The characteristics of an electric powertrain have always seemed to be well suited to an executive car – quiet, smooth and powerful – but large battery electric vehicles (BEVs) have mainly been restricted to SUVs.
Tesla has pretty much had the BEV premium saloon sector to itself with its Model S, but rival manufacturers are now responding. Established executive heavyweight Mercedes-Benz is among them. Its has long been one of the leaders in the traditional executive car sector, with the E300e plug-in hybrid models offering the only plug-in EV option for drivers.
However, it has now launched its fully-electric EQE range, with the rear-wheel drive 350+ derivative – the only one available when it hits showrooms this summer - offering an official WLTP range of up to 394 miles from its 90kWh battery.
Its maximum charging speed is 170kW so, at the right charge point, it can go from 10% capacity to 80% in just over half-an-hour.
The EQE 350+ line-up starts with the entry-level AMG Line with a P11D price of £76,395, rising to £88,395 for the Exclusive Luxury trim level. AMG Line Premium and AMG Line Premium Plus models sit between these.
Two other powertrains will follow. These are an entry-level EQE 300 range, and a more powerful twin-motor, four-wheel drive AMG EQE 53. Further details about these have not yet been released.
The 350+ models are likely to be the most popular, mixing real motorway-mile munching ability with impressive range and performance. The 296PS motor is enough to power the saloon from 0-62mph in 6.4 seconds. In everyday driving it provides plenty of instant power, meaning most drivers will be happy not opting for the more powerful model.
This is complemented by impeccable road manners: it is supremely refined and composed on the road, with the adaptive Airmatic air suspension fitted to our test model soaking up all the road imperfections on our test route with ease.
This system is standard on the AMG Line Premium Plus and Exclusive Luxury models, with AMG Line and AMG Line Premium using a traditional steel coil system.

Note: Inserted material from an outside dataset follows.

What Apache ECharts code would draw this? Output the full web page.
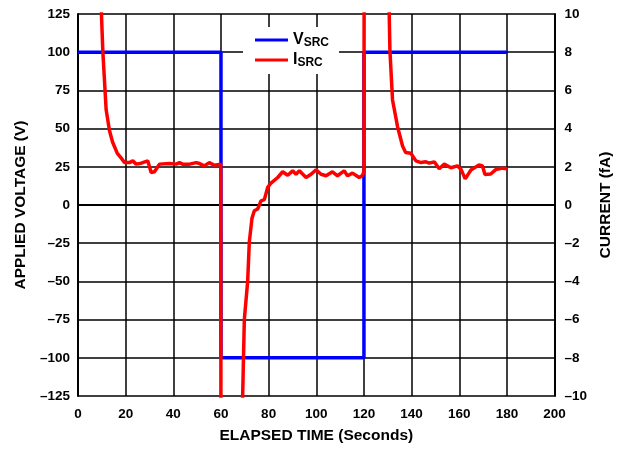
<!DOCTYPE html>
<html>
<head>
    <meta charset="utf-8"/>
    <title>VSRC / ISRC</title>
    <style>
        html, body { margin: 0; padding: 0; background: #fff; }
        #chart { width: 622px; height: 449px; }
    </style>
</head>
<body>
<div id="chart"></div>
<script src="https://cdn.jsdelivr.net/npm/echarts@6/dist/echarts.min.js"></script>
<script>
    // 源电压 (left axis, V)
    var timeV = [0, 60, 60, 120, 120, 180];
    var voltV = [100, 100, -100, -100, 100, 100];

    // 源电流 (right axis, fA) - values outside the range are clipped by the grid
    var timeI = [9.1, 10.4, 11.8, 13.2, 14.5, 16.5, 18.5, 19.5, 21.6, 23, 24.4, 26.5, 29.3, 30.7, 32.1, 34.2,
        38.4, 41.2, 42.6, 43.9, 46.8, 49.6, 51, 53, 55.1, 57.2, 59.9, 60, 68.4,
        69.8, 71.2, 71.9, 73, 74, 75.4, 76.8, 78.2, 79.6, 81, 83.8, 85.9, 88, 90.1, 91.5, 92.9, 95.7,
        97.8, 99.9, 102, 104.1, 106.8, 108.9, 111.7, 113.1, 115.2, 118, 119.4, 120, 120.1, 130,
        130.9, 132, 134.1, 136.2, 137.5, 139.7, 141.8, 143.9, 146, 147.4, 149.5, 151.6, 153.7, 156.5,
        159.2, 160.7, 162.5, 164.9, 168.3, 169.7, 170.8, 173.2, 175.3, 178.1, 180.2];
    var currI = [12.5, 8.1, 5.0, 3.9, 3.3, 2.7, 2.4, 2.22, 2.22, 2.31, 2.14, 2.19, 2.31, 1.70, 1.74, 2.14,
        2.17, 2.14, 2.22, 2.14, 2.14, 2.22, 2.17, 2.05, 2.22, 2.08, 2.14, -14, -14,
        -6.0, -4.0, -1.93, -0.7, -0.3, -0.21, 0.22, 0.28, 0.92, 1.15, 1.44, 1.74, 1.56, 1.79, 1.61, 1.79, 1.44,
        1.61, 1.84, 1.61, 1.53, 1.74, 1.53, 1.79, 1.53, 1.67, 1.44, 1.55, 1.75, 14, 14,
        8.1, 5.5, 4.1, 3.09, 2.75, 2.71, 2.31, 2.22, 2.26, 2.19, 2.26, 1.9, 2.14, 1.95,
        2.05, 1.88, 1.37, 1.83, 2.1, 2.05, 1.6, 1.62, 1.85, 1.93, 1.9];

    var fontFam = '"Liberation Sans", Arial, sans-serif';

    function toPairs(xs, ys) {
        var out = [];
        for (var i = 0; i < xs.length; i++) {
            out.push([xs[i], ys[i]]);
        }
        return out;
    }

    function dash(v) {
        return v < 0 ? '\u2013' + Math.abs(v) : String(v);
    }

    var labelStyle = {color: '#000', fontWeight: 'bold', fontSize: 13.5, fontFamily: fontFam};
    var nameStyle = {color: '#000', fontWeight: 'bold', fontSize: 15.5, fontFamily: fontFam};

    var option = {
        animation: false,
        grid: {left: 78, right: 66, top: 14, bottom: 51},
        legend: {
            left: 243,
            top: 27,
            orient: 'vertical',
            backgroundColor: '#fff',
            padding: [5, 10, 5, 12],
            itemGap: 3,
            itemWidth: 33,
            itemHeight: 3,
            icon: 'rect',
            data: ['VSRC', 'ISRC'],
            formatter: function (name) {
                return '{m|' + name.charAt(0) + '}{s|' + name.slice(1) + '}';
            },
            textStyle: {
                fontFamily: fontFam,
                rich: {
                    m: {fontSize: 16, fontWeight: 'bold', color: '#000', fontFamily: fontFam},
                    s: {fontSize: 12, fontWeight: 'bold', color: '#000', fontFamily: fontFam, padding: [6, 0, 0, 0]}
                }
            }
        },
        xAxis: {
            type: 'value',
            min: 0,
            max: 200,
            interval: 20,
            name: 'ELAPSED TIME (Seconds)',
            nameLocation: 'middle',
            nameGap: 32,
            nameTextStyle: nameStyle,
            axisLine: {lineStyle: {color: '#000', width: 2}},
            axisTick: {show: false},
            axisLabel: Object.assign({margin: 11}, labelStyle),
            splitLine: {lineStyle: {color: '#000', width: 1.5}}
        },
        yAxis: [
            {
                type: 'value',
                min: -125,
                max: 125,
                interval: 25,
                name: 'APPLIED VOLTAGE (V)',
                nameLocation: 'middle',
                nameGap: 46,
                nameTextStyle: nameStyle,
                axisLine: {show: true, lineStyle: {color: '#000', width: 2}},
                axisTick: {show: false},
                axisLabel: Object.assign({margin: 8, formatter: dash}, labelStyle),
                splitLine: {lineStyle: {color: '#000', width: 1.5}}
            },
            {
                type: 'value',
                min: -10,
                max: 10,
                interval: 2,
                name: 'CURRENT (fA)',
                nameLocation: 'middle',
                nameGap: 42,
                nameRotate: 90,
                nameTextStyle: nameStyle,
                axisLine: {show: true, lineStyle: {color: '#000', width: 2}},
                axisTick: {show: false},
                axisLabel: Object.assign({margin: 10, formatter: dash}, labelStyle),
                splitLine: {show: false}
            }
        ],
        series: [
            {
                name: 'VSRC',
                type: 'line',
                yAxisIndex: 0,
                showSymbol: false,
                symbol: 'none',
                clip: true,
                color: '#0000ff',
                lineStyle: {color: '#0000ff', width: 3.5},
                data: toPairs(timeV, voltV)
            },
            {
                name: 'ISRC',
                type: 'line',
                yAxisIndex: 1,
                showSymbol: false,
                symbol: 'none',
                clip: true,
                color: '#ff0000',
                lineStyle: {color: '#ff0000', width: 3.5},
                data: toPairs(timeI, currI)
            }
        ]
    };

    var myChart = echarts.init(document.getElementById('chart'));
    myChart.setOption(option);
</script>
</body>
</html>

The EQE is good to drive: it feels nimbler and smaller on the road than its footprint suggests, although refinement and comfort are the main requirements in this sector. It performs well in this area. Occupants in the front seats have plenty of room as do passengers in the back, although the standard panoramic roof does eat into rear headroom.
At 430 litres, the boot is a decent size although fairly narrow – as is the boot opening itself. The cabin is a great place to be: Mercedes-Benz has managed to strike an admirable balance between technology and traditional opulence in its design, with materials including leather, wood and piano black plastics.
All models feature a 12.3-inch digital instrument cluster display and a 12.8-inch central infotainment system, and the interface will be familiar to anyone who has used the MBUX (Mercedes-Benz User Experience) system. It is pretty straightforward to use and can be operated by voice or touch, but does mean there is a paucity of physical buttons in the cabin. Many people will be happy with that, but it does make operating some functions, such as climate control, perhaps fiddlier than they need to be.
This personal preference aside, there is little to criticise the EQE for. It ticks all the comfort, requirement, speed and low tax boxes for people who are likely to want a fully-electric executive car, and – when viewed as an electric E-Class – makes a very compelling case.